• What is expected:
Print word for word the first line of the listing below and every line after it, through the line with "const xTitle = 'energía del fotón [eV]';". Leave out the pictures and the rest.
* Begin Provided material *
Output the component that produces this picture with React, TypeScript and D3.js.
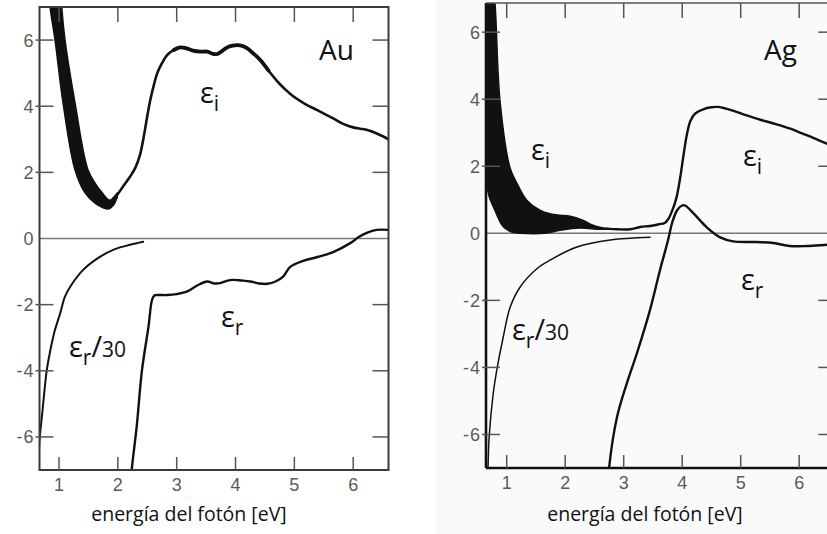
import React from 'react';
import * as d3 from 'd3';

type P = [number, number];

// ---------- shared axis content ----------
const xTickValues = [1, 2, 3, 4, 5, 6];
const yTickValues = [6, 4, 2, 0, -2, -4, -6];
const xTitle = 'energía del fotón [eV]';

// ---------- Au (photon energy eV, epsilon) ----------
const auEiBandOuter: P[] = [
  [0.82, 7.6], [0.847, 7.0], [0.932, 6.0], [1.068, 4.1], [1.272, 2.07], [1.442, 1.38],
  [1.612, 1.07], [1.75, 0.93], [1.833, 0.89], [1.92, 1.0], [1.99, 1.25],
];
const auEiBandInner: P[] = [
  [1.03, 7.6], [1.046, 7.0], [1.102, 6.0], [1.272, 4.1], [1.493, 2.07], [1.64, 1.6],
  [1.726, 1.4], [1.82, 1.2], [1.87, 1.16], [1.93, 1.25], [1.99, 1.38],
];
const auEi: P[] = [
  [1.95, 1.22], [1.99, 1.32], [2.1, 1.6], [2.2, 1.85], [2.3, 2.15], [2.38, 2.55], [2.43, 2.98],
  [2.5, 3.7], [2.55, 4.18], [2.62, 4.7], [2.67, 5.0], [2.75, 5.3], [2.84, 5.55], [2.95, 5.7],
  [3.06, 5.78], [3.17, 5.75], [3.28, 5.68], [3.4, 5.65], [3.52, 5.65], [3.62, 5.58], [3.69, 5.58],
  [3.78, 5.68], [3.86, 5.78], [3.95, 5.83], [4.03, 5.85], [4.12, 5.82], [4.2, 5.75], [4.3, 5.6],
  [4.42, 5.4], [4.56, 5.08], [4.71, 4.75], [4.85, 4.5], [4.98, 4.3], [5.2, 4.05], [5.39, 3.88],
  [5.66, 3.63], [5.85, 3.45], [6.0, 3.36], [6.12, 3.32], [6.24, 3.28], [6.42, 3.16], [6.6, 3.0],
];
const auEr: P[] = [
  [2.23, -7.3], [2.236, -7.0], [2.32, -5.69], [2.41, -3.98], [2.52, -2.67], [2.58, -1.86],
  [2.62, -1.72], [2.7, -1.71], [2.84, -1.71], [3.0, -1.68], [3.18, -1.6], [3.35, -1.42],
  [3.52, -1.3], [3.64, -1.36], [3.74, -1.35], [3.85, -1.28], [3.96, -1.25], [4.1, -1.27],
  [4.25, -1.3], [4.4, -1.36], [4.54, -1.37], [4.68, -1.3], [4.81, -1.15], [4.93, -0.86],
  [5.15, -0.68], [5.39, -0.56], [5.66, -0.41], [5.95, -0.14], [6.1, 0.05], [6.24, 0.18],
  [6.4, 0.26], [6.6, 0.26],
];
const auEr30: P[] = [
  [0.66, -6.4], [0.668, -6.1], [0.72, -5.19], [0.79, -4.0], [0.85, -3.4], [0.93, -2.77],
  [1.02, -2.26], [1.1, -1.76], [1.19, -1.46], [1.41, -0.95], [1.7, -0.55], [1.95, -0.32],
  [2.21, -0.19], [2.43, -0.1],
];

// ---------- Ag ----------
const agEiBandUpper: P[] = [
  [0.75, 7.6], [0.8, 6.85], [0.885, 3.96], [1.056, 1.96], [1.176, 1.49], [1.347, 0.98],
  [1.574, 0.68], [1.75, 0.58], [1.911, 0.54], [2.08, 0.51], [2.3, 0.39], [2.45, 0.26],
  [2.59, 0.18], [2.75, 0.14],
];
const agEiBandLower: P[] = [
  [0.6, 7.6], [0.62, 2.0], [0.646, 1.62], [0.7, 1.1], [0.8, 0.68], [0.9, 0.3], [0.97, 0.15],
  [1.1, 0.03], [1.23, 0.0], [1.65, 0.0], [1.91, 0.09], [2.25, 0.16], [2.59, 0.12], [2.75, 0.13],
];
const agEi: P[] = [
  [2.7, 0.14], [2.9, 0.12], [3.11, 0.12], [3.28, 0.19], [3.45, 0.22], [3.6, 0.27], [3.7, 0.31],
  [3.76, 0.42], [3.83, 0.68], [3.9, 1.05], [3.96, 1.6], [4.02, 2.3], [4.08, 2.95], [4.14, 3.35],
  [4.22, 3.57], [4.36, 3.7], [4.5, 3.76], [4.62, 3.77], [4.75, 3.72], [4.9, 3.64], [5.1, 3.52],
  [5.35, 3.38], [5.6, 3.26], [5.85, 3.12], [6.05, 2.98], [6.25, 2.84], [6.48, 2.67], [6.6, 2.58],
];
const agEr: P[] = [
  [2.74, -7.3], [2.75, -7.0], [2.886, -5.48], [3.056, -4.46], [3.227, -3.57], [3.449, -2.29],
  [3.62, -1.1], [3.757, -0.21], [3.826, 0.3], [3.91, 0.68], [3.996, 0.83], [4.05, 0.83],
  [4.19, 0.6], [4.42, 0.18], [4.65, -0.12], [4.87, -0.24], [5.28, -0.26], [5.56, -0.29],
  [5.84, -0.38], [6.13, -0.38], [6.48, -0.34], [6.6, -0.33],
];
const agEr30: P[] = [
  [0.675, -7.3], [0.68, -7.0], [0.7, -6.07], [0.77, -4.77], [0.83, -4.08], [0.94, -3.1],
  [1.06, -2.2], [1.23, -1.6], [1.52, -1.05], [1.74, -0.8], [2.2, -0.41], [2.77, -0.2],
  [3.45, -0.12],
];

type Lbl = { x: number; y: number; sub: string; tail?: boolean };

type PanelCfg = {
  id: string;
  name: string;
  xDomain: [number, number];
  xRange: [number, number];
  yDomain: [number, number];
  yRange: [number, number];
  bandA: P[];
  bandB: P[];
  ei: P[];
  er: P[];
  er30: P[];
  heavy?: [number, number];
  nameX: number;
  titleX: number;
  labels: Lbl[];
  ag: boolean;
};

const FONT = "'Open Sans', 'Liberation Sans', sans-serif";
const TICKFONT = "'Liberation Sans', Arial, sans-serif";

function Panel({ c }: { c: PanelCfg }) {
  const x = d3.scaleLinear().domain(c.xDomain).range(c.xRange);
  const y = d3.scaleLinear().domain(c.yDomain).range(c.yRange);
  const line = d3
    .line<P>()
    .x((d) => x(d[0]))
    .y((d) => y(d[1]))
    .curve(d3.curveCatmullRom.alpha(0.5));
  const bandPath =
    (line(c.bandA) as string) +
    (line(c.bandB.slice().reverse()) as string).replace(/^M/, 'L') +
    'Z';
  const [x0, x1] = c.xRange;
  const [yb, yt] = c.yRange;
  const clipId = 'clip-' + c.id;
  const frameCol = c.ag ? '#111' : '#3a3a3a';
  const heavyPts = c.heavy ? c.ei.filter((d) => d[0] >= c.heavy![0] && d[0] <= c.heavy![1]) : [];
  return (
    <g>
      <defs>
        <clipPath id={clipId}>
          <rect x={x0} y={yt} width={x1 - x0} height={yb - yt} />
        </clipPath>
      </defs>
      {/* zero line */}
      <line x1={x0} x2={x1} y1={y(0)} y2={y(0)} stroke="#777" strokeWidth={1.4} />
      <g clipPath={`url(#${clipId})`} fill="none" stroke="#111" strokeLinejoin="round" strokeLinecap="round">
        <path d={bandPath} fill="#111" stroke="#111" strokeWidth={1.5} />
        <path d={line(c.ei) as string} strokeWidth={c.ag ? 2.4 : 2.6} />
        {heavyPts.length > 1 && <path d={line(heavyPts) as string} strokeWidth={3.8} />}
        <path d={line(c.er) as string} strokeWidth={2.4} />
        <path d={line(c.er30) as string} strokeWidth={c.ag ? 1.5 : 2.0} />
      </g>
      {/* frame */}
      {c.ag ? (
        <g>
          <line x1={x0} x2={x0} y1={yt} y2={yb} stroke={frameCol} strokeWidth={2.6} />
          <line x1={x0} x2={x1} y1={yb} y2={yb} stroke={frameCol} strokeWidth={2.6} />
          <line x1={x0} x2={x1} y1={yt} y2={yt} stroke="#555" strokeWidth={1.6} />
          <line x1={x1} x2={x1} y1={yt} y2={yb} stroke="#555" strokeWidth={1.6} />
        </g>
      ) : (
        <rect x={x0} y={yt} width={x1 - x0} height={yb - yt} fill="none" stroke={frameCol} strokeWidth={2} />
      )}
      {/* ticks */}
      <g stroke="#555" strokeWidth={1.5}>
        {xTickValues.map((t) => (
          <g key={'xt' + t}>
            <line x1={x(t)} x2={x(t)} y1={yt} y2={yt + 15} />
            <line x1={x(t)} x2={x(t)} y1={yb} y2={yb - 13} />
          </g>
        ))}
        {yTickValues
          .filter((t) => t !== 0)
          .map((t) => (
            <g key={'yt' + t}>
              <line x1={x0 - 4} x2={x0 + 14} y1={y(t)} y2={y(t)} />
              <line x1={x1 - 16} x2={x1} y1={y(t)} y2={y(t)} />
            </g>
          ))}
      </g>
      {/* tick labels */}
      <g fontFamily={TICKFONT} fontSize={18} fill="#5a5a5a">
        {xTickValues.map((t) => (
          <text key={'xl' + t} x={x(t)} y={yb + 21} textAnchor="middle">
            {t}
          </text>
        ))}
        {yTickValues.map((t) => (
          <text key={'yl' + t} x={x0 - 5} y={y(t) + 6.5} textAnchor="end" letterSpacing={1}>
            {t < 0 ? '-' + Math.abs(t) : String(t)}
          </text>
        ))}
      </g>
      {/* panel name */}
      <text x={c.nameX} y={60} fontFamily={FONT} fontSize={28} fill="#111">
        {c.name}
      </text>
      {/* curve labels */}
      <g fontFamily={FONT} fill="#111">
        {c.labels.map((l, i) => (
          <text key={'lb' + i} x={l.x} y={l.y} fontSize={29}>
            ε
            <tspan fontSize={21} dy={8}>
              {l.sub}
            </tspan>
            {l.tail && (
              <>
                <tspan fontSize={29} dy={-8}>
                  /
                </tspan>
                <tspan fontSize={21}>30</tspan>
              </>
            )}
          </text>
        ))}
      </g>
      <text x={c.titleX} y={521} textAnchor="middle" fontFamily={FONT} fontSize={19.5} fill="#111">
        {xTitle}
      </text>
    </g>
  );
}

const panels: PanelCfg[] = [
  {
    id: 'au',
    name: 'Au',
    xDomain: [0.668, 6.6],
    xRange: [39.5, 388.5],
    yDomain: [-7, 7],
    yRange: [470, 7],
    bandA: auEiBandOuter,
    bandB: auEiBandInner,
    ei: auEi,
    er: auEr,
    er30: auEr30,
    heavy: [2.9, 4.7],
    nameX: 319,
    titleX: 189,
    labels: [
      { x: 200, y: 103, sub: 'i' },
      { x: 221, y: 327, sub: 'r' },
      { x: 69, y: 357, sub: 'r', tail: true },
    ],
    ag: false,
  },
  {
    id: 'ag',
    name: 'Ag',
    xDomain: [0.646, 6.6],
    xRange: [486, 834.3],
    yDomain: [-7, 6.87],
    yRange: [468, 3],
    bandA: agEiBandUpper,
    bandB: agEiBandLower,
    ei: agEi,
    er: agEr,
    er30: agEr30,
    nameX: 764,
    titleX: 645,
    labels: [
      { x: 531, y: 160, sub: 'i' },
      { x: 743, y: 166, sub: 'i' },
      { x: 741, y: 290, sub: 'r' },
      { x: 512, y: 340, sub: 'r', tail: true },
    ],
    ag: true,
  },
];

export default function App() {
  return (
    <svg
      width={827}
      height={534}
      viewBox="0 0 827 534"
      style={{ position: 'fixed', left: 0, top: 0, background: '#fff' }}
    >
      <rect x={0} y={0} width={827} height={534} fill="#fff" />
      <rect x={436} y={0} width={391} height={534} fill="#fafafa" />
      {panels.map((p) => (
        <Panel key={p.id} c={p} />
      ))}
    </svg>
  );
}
* End Provided material *
• Exercise result:
Output the component that produces this picture with React, TypeScript and D3.js.
import React from 'react';
import * as d3 from 'd3';

type P = [number, number];

// ---------- shared axis content ----------
const xTickValues = [1, 2, 3, 4, 5, 6];
const yTickValues = [6, 4, 2, 0, -2, -4, -6];
const xTitle = 'energía del fotón [eV]';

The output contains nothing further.